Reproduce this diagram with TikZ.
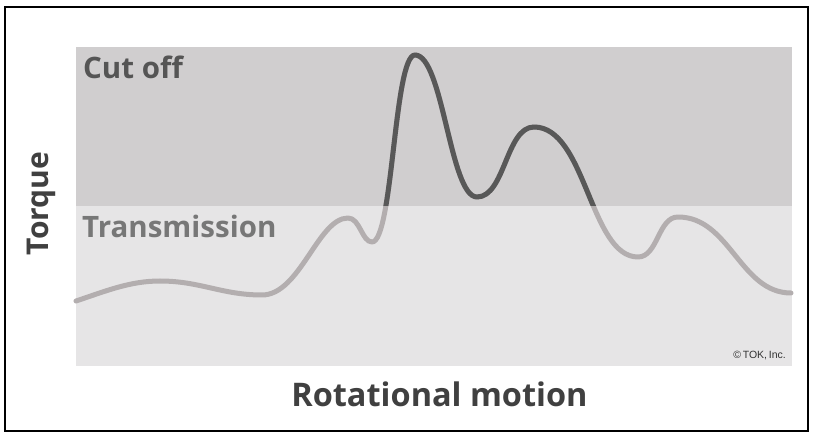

...

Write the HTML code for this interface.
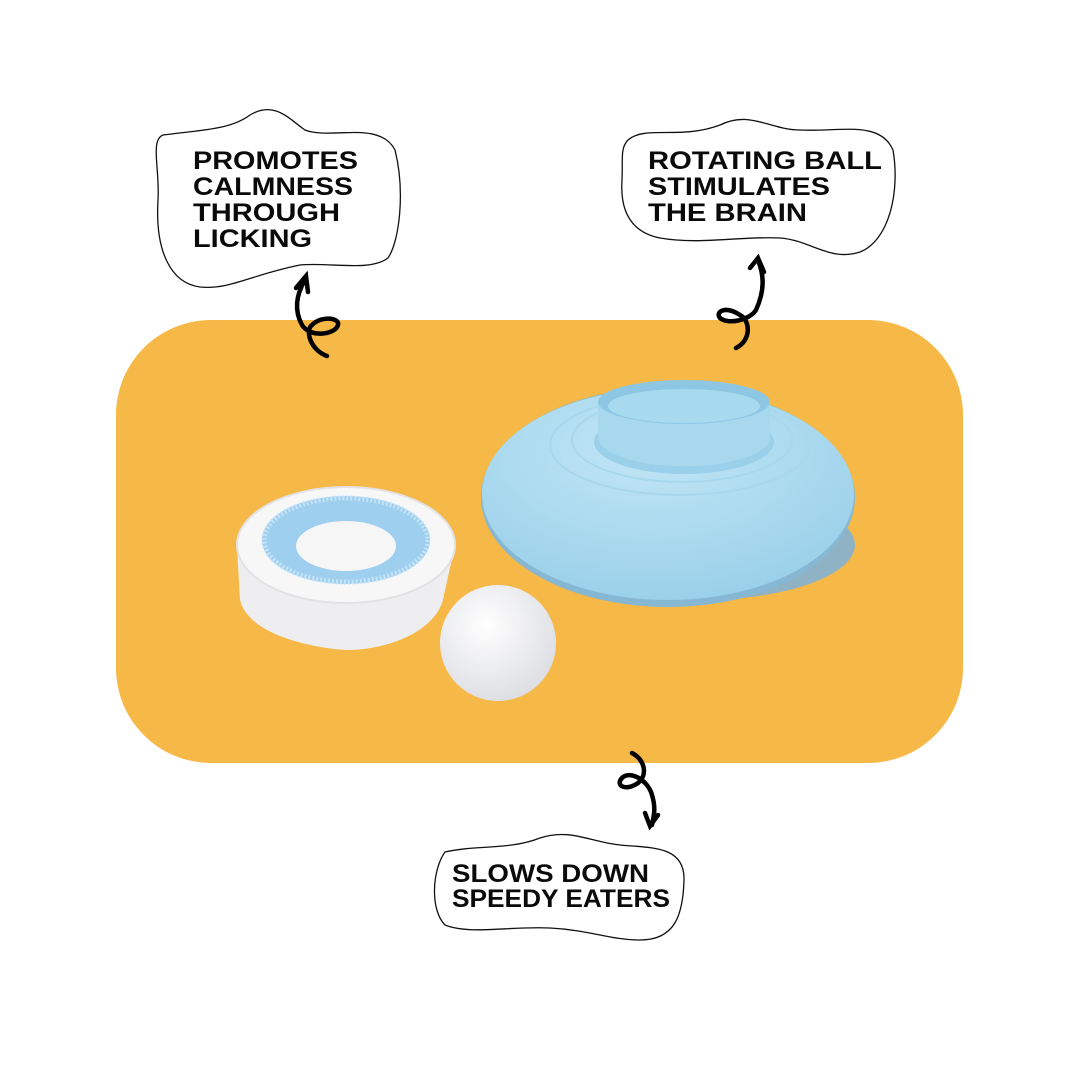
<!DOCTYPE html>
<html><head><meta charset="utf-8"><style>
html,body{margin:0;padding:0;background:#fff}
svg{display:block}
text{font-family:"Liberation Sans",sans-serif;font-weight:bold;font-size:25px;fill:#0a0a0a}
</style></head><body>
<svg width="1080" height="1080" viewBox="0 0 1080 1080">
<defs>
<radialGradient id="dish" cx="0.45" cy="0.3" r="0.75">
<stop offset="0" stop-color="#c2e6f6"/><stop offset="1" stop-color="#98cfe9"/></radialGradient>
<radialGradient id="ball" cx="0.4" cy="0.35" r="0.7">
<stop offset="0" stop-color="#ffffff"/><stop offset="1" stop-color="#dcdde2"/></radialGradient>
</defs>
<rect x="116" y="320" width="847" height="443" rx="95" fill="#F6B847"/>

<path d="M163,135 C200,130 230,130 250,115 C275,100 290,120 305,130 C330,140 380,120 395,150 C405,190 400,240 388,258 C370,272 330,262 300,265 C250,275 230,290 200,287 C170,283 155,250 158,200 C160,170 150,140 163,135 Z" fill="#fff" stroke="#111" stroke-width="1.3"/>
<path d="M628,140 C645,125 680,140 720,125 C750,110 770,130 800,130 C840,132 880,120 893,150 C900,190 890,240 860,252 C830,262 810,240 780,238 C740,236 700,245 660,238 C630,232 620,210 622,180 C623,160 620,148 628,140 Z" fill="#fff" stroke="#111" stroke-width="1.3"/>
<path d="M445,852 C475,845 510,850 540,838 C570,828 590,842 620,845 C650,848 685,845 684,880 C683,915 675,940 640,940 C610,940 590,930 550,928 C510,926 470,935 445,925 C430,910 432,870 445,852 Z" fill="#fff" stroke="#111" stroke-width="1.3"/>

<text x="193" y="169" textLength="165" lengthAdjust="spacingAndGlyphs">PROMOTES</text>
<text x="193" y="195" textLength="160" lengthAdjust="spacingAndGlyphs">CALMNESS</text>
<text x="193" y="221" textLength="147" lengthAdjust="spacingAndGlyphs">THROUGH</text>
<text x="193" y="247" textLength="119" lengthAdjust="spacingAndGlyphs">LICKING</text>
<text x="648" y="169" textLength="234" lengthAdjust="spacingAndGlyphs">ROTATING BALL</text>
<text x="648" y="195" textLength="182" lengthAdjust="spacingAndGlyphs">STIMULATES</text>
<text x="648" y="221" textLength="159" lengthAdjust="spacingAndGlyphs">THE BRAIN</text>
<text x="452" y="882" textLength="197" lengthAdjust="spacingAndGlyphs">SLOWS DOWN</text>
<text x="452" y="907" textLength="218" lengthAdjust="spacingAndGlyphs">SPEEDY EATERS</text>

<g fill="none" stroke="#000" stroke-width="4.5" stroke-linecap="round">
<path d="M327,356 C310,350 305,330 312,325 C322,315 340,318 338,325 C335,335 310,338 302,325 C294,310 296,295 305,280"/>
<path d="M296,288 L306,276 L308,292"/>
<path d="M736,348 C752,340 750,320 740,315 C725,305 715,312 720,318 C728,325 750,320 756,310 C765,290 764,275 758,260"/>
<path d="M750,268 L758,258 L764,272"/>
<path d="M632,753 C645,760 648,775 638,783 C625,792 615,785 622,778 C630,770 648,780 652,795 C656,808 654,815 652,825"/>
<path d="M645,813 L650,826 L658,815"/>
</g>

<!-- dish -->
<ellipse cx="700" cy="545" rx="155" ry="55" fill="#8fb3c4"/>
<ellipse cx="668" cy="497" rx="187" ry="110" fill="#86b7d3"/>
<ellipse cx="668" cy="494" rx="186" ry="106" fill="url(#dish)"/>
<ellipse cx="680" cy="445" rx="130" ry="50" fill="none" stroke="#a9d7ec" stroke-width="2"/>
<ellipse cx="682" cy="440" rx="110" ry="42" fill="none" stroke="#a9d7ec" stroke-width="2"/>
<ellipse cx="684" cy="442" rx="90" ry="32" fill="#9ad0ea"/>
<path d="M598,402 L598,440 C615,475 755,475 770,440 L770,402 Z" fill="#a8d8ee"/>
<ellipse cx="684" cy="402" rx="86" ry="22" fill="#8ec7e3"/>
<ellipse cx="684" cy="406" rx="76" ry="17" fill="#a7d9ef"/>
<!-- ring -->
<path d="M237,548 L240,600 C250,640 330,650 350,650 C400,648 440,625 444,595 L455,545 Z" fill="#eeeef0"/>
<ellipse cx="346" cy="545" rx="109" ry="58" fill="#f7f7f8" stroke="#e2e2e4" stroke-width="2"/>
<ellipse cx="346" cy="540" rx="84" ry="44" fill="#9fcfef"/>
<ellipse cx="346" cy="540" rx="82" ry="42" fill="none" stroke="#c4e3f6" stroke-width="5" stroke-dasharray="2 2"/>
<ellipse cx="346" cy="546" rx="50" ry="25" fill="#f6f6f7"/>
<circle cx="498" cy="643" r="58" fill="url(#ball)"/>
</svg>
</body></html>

§ **Stated problem**:
Answer with a single number: the count of lines holding the word "this".

§ **Exercise solution**:
2